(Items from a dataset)

——

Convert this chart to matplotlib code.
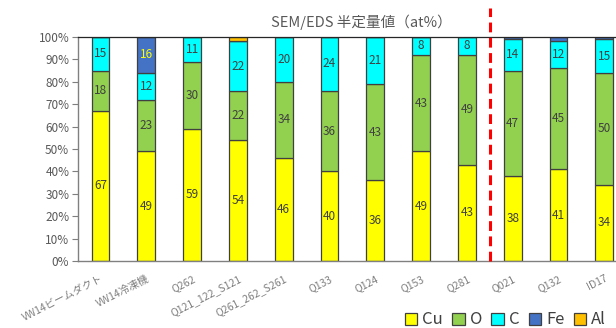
import matplotlib
matplotlib.use("Agg")
import matplotlib.pyplot as plt
from matplotlib.patches import Patch
import numpy as np

plt.rcParams['font.family'] = ['Noto Sans CJK JP', 'DejaVu Sans']

samples = ["VW14ビームダクト", "VW14冷凍機", "Q262", "Q121_122_S121", "Q261_262_S261",
           "Q133", "Q124", "Q153", "Q281", "Q021", "Q132", "ID17"]
cu = [67, 49, 59, 54, 46, 40, 36, 49, 43, 38, 41, 34]
o = [18, 23, 30, 22, 34, 36, 43, 43, 49, 47, 45, 50]
c = [15, 12, 11, 22, 20, 24, 21, 8, 8, 14, 12, 15]
fe = [0, 16, 0, 0, 0, 0, 0, 0, 0, 1, 2, 1]
al = [0, 0, 0, 2, 0, 0, 0, 0, 0, 0, 0, 0]

elements = ["Cu", "O", "C", "Fe", "Al"]
series = [cu, o, c, fe, al]
colors = ["#FFFF00", "#92D050", "#00FFFF", "#4472C4", "#FFC000"]
label_colors = ["#404040", "#404040", "#404040", "#FFFF00", "#404040"]

fig = plt.figure(figsize=(6.16, 3.28), dpi=100)
ax = fig.add_axes([77.6 / 616, 1 - 261 / 328, 549.6 / 616, 224 / 328])

x = np.arange(len(samples))
bottom = np.zeros(len(samples))
for name, vals, col, lcol in zip(elements, series, colors, label_colors):
    vals = np.array(vals, dtype=float)
    ax.bar(x, vals, 0.39, bottom=bottom, color=col, edgecolor="#404040",
           linewidth=0.9, label=name, zorder=2)
    for xi, b, v in zip(x, bottom, vals):
        if v >= 5:
            ax.text(xi, b + v / 2, f"{int(v)}", ha="center", va="center",
                    fontsize=8.5, color=lcol, zorder=3)
    bottom += vals

ax.set_xlim(-0.5, len(samples) - 0.5)
ax.set_ylim(0, 100)
ax.set_yticks(np.arange(0, 101, 10))
ax.set_yticklabels([f"{v}%" for v in range(0, 101, 10)])
ax.tick_params(axis="y", labelsize=8.5, labelcolor="#595959", color="#7f7f7f",
               length=4, width=0.8, pad=2)
ax.set_xticks(x)
ax.set_xticklabels(samples, rotation=27, ha="right", rotation_mode="anchor",
                   fontsize=7.5, color="#7f7f7f")
ax.tick_params(axis="x", length=0, pad=9)

for side in ("left", "bottom"):
    ax.spines[side].set_color("#808080")
    ax.spines[side].set_linewidth(1.0)
ax.spines["top"].set_color("#262626")
ax.spines["top"].set_linewidth(0.9)
ax.spines["right"].set_color("#262626")

# separator between sample groups
ax.plot([8.5, 8.5], [0, 113], color="#FF0000", linewidth=2.2,
        linestyle=(0, (3.2, 1.8)), clip_on=False, zorder=4)

fig.text(361 / 616, 1 - 22 / 328, "SEM/EDS 半定量値（at%）", ha="center", va="center",
         fontsize=10.5, color="#595959")

handles = [Patch(facecolor=col, edgecolor="#404040", linewidth=0.9) for col in colors]
fig.legend(handles, elements, loc="center right", bbox_to_anchor=(1.0, 1 - 320 / 328),
           ncol=5, frameon=False, fontsize=12, handlelength=0.75, handleheight=0.75,
           handletextpad=0.3, columnspacing=0.55, labelcolor="#404040", borderpad=0.1)

fig.savefig("out.png", dpi=100)
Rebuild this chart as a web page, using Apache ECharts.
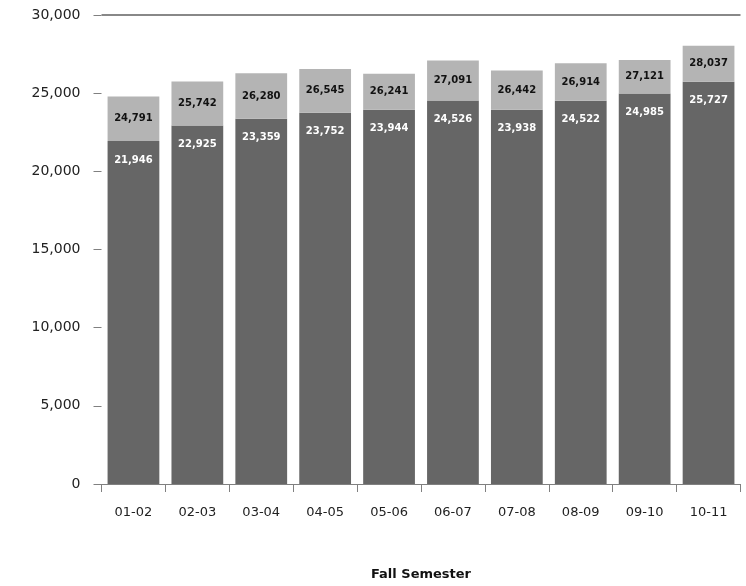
<!DOCTYPE html>
<html>
<head>
<meta charset="utf-8">
<script src="https://cdn.jsdelivr.net/npm/echarts@6/dist/echarts.min.js"></script>
<style>html,body{margin:0;padding:0;background:#fff}#c{width:746px;height:586px}</style>
</head>
<body>
<div id="c"></div>
<script>
var categories = ['01-02','02-03','03-04','04-05','05-06','06-07','07-08','08-09','09-10','10-11'];
var baseValues = [21946, 22925, 23359, 23752, 23944, 24526, 23938, 24522, 24985, 25727];
var totalValues = [24791, 25742, 26280, 26545, 26241, 27091, 26442, 26914, 27121, 28037];
var yTicks = [0, 5000, 10000, 15000, 20000, 25000, 30000];

var topValues = totalValues.map(function(t, i){ return t - baseValues[i]; });
function fmt(v){ return v.toLocaleString('en-US'); }

var chart = echarts.init(document.getElementById('c'));
chart.setOption({
  animation: false,
  grid: { left: 101.5, right: 5.5, top: 15, bottom: 95 },
  xAxis: {
    type: 'category',
    data: categories,
    name: 'Fall Semester',
    nameLocation: 'middle',
    nameGap: 84,
    nameTextStyle: { fontFamily: 'DejaVu Sans', fontSize: 13, fontWeight: 'bold', color: '#111' },
    axisLine: { lineStyle: { color: '#808080', width: 1 } },
    axisTick: { show: true, length: 8, lineStyle: { color: '#808080' } },
    axisLabel: { fontFamily: 'DejaVu Sans', fontSize: 13, color: '#222', margin: 22, interval: 0 }
  },
  yAxis: {
    type: 'value',
    min: yTicks[0],
    max: yTicks[yTicks.length - 1],
    interval: yTicks[1] - yTicks[0],
    splitLine: { show: false },
    axisLine: { show: false },
    axisTick: { show: true, length: 8, lineStyle: { color: '#808080' } },
    axisLabel: {
      fontFamily: 'DejaVu Sans', fontSize: 14, color: '#222', margin: 21,
      formatter: function(v){ return fmt(v); }
    }
  },
  series: [
    {
      type: 'bar',
      stack: 's',
      data: baseValues,
      barCategoryGap: '19%',
      itemStyle: { color: '#666666' },
      label: {
        show: true, position: 'insideTop', distance: 14,
        color: '#ffffff', fontFamily: 'DejaVu Sans', fontSize: 10, fontWeight: 'bold',
        formatter: function(p){ return fmt(baseValues[p.dataIndex]); }
      },
      markLine: {
        silent: true, symbol: 'none',
        lineStyle: { color: '#888888', width: 2, type: 'solid' },
        label: { show: false },
        data: [{ yAxis: yTicks[yTicks.length - 1] }]
      }
    },
    {
      type: 'bar',
      stack: 's',
      data: topValues,
      itemStyle: { color: '#b4b4b4' },
      label: {
        show: true, position: 'inside',
        color: '#111111', fontFamily: 'DejaVu Sans', fontSize: 10, fontWeight: 'bold',
        formatter: function(p){ return fmt(totalValues[p.dataIndex]); }
      }
    }
  ]
});
</script>
</body>
</html>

——

## OBJECTIVE
Make an exact copy of the data, leaving its pictures out.

## CORRECT ANSWER
Convert this chart to matplotlib code.
import matplotlib
matplotlib.use("Agg")
import matplotlib.pyplot as plt
from matplotlib.patches import Patch
import numpy as np

plt.rcParams['font.family'] = ['Noto Sans CJK JP', 'DejaVu Sans']

samples = ["VW14ビームダクト", "VW14冷凍機", "Q262", "Q121_122_S121", "Q261_262_S261",
           "Q133", "Q124", "Q153", "Q281", "Q021", "Q132", "ID17"]
cu = [67, 49, 59, 54, 46, 40, 36, 49, 43, 38, 41, 34]
o = [18, 23, 30, 22, 34, 36, 43, 43, 49, 47, 45, 50]
c = [15, 12, 11, 22, 20, 24, 21, 8, 8, 14, 12, 15]
fe = [0, 16, 0, 0, 0, 0, 0, 0, 0, 1, 2, 1]
al = [0, 0, 0, 2, 0, 0, 0, 0, 0, 0, 0, 0]

elements = ["Cu", "O", "C", "Fe", "Al"]
series = [cu, o, c, fe, al]
colors = ["#FFFF00", "#92D050", "#00FFFF", "#4472C4", "#FFC000"]
label_colors = ["#404040", "#404040", "#404040", "#FFFF00", "#404040"]

fig = plt.figure(figsize=(6.16, 3.28), dpi=100)
ax = fig.add_axes([77.6 / 616, 1 - 261 / 328, 549.6 / 616, 224 / 328])

x = np.arange(len(samples))
bottom = np.zeros(len(samples))
for name, vals, col, lcol in zip(elements, series, colors, label_colors):
    vals = np.array(vals, dtype=float)
    ax.bar(x, vals, 0.39, bottom=bottom, color=col, edgecolor="#404040",
           linewidth=0.9, label=name, zorder=2)
    for xi, b, v in zip(x, bottom, vals):
        if v >= 5:
            ax.text(xi, b + v / 2, f"{int(v)}", ha="center", va="center",
                    fontsize=8.5, color=lcol, zorder=3)
    bottom += vals

ax.set_xlim(-0.5, len(samples) - 0.5)
ax.set_ylim(0, 100)
ax.set_yticks(np.arange(0, 101, 10))
ax.set_yticklabels([f"{v}%" for v in range(0, 101, 10)])
ax.tick_params(axis="y", labelsize=8.5, labelcolor="#595959", color="#7f7f7f",
               length=4, width=0.8, pad=2)
ax.set_xticks(x)
ax.set_xticklabels(samples, rotation=27, ha="right", rotation_mode="anchor",
                   fontsize=7.5, color="#7f7f7f")
ax.tick_params(axis="x", length=0, pad=9)

for side in ("left", "bottom"):
    ax.spines[side].set_color("#808080")
    ax.spines[side].set_linewidth(1.0)
ax.spines["top"].set_color("#262626")
ax.spines["top"].set_linewidth(0.9)
ax.spines["right"].set_color("#262626")

# separator between sample groups
ax.plot([8.5, 8.5], [0, 113], color="#FF0000", linewidth=2.2,
        linestyle=(0, (3.2, 1.8)), clip_on=False, zorder=4)

fig.text(361 / 616, 1 - 22 / 328, "SEM/EDS 半定量値（at%）", ha="center", va="center",
         fontsize=10.5, color="#595959")

handles = [Patch(facecolor=col, edgecolor="#404040", linewidth=0.9) for col in colors]
fig.legend(handles, elements, loc="center right", bbox_to_anchor=(1.0, 1 - 320 / 328),
           ncol=5, frameon=False, fontsize=12, handlelength=0.75, handleheight=0.75,
           handletextpad=0.3, columnspacing=0.55, labelcolor="#404040", borderpad=0.1)

fig.savefig("out.png", dpi=100)
Rebuild this chart as a web page, using Apache ECharts.
<!DOCTYPE html>
<html>
<head>
<meta charset="utf-8">
<script src="https://cdn.jsdelivr.net/npm/echarts@6/dist/echarts.min.js"></script>
<style>html,body{margin:0;padding:0;background:#fff}#c{width:746px;height:586px}</style>
</head>
<body>
<div id="c"></div>
<script>
var categories = ['01-02','02-03','03-04','04-05','05-06','06-07','07-08','08-09','09-10','10-11'];
var baseValues = [21946, 22925, 23359, 23752, 23944, 24526, 23938, 24522, 24985, 25727];
var totalValues = [24791, 25742, 26280, 26545, 26241, 27091, 26442, 26914, 27121, 28037];
var yTicks = [0, 5000, 10000, 15000, 20000, 25000, 30000];

var topValues = totalValues.map(function(t, i){ return t - baseValues[i]; });
function fmt(v){ return v.toLocaleString('en-US'); }

var chart = echarts.init(document.getElementById('c'));
chart.setOption({
  animation: false,
  grid: { left: 101.5, right: 5.5, top: 15, bottom: 95 },
  xAxis: {
    type: 'category',
    data: categories,
    name: 'Fall Semester',
    nameLocation: 'middle',
    nameGap: 84,
    nameTextStyle: { fontFamily: 'DejaVu Sans', fontSize: 13, fontWeight: 'bold', color: '#111' },
    axisLine: { lineStyle: { color: '#808080', width: 1 } },
    axisTick: { show: true, length: 8, lineStyle: { color: '#808080' } },
    axisLabel: { fontFamily: 'DejaVu Sans', fontSize: 13, color: '#222', margin: 22, interval: 0 }
  },
  yAxis: {
    type: 'value',
    min: yTicks[0],
    max: yTicks[yTicks.length - 1],
    interval: yTicks[1] - yTicks[0],
    splitLine: { show: false },
    axisLine: { show: false },
    axisTick: { show: true, length: 8, lineStyle: { color: '#808080' } },
    axisLabel: {
      fontFamily: 'DejaVu Sans', fontSize: 14, color: '#222', margin: 21,
      formatter: function(v){ return fmt(v); }
    }
  },
  series: [
    {
      type: 'bar',
      stack: 's',
      data: baseValues,
      barCategoryGap: '19%',
      itemStyle: { color: '#666666' },
      label: {
        show: true, position: 'insideTop', distance: 14,
        color: '#ffffff', fontFamily: 'DejaVu Sans', fontSize: 10, fontWeight: 'bold',
        formatter: function(p){ return fmt(baseValues[p.dataIndex]); }
      },
      markLine: {
        silent: true, symbol: 'none',
        lineStyle: { color: '#888888', width: 2, type: 'solid' },
        label: { show: false },
        data: [{ yAxis: yTicks[yTicks.length - 1] }]
      }
    },
    {
      type: 'bar',
      stack: 's',
      data: topValues,
      itemStyle: { color: '#b4b4b4' },
      label: {
        show: true, position: 'inside',
        color: '#111111', fontFamily: 'DejaVu Sans', fontSize: 10, fontWeight: 'bold',
        formatter: function(p){ return fmt(totalValues[p.dataIndex]); }
      }
    }
  ]
});
</script>
</body>
</html>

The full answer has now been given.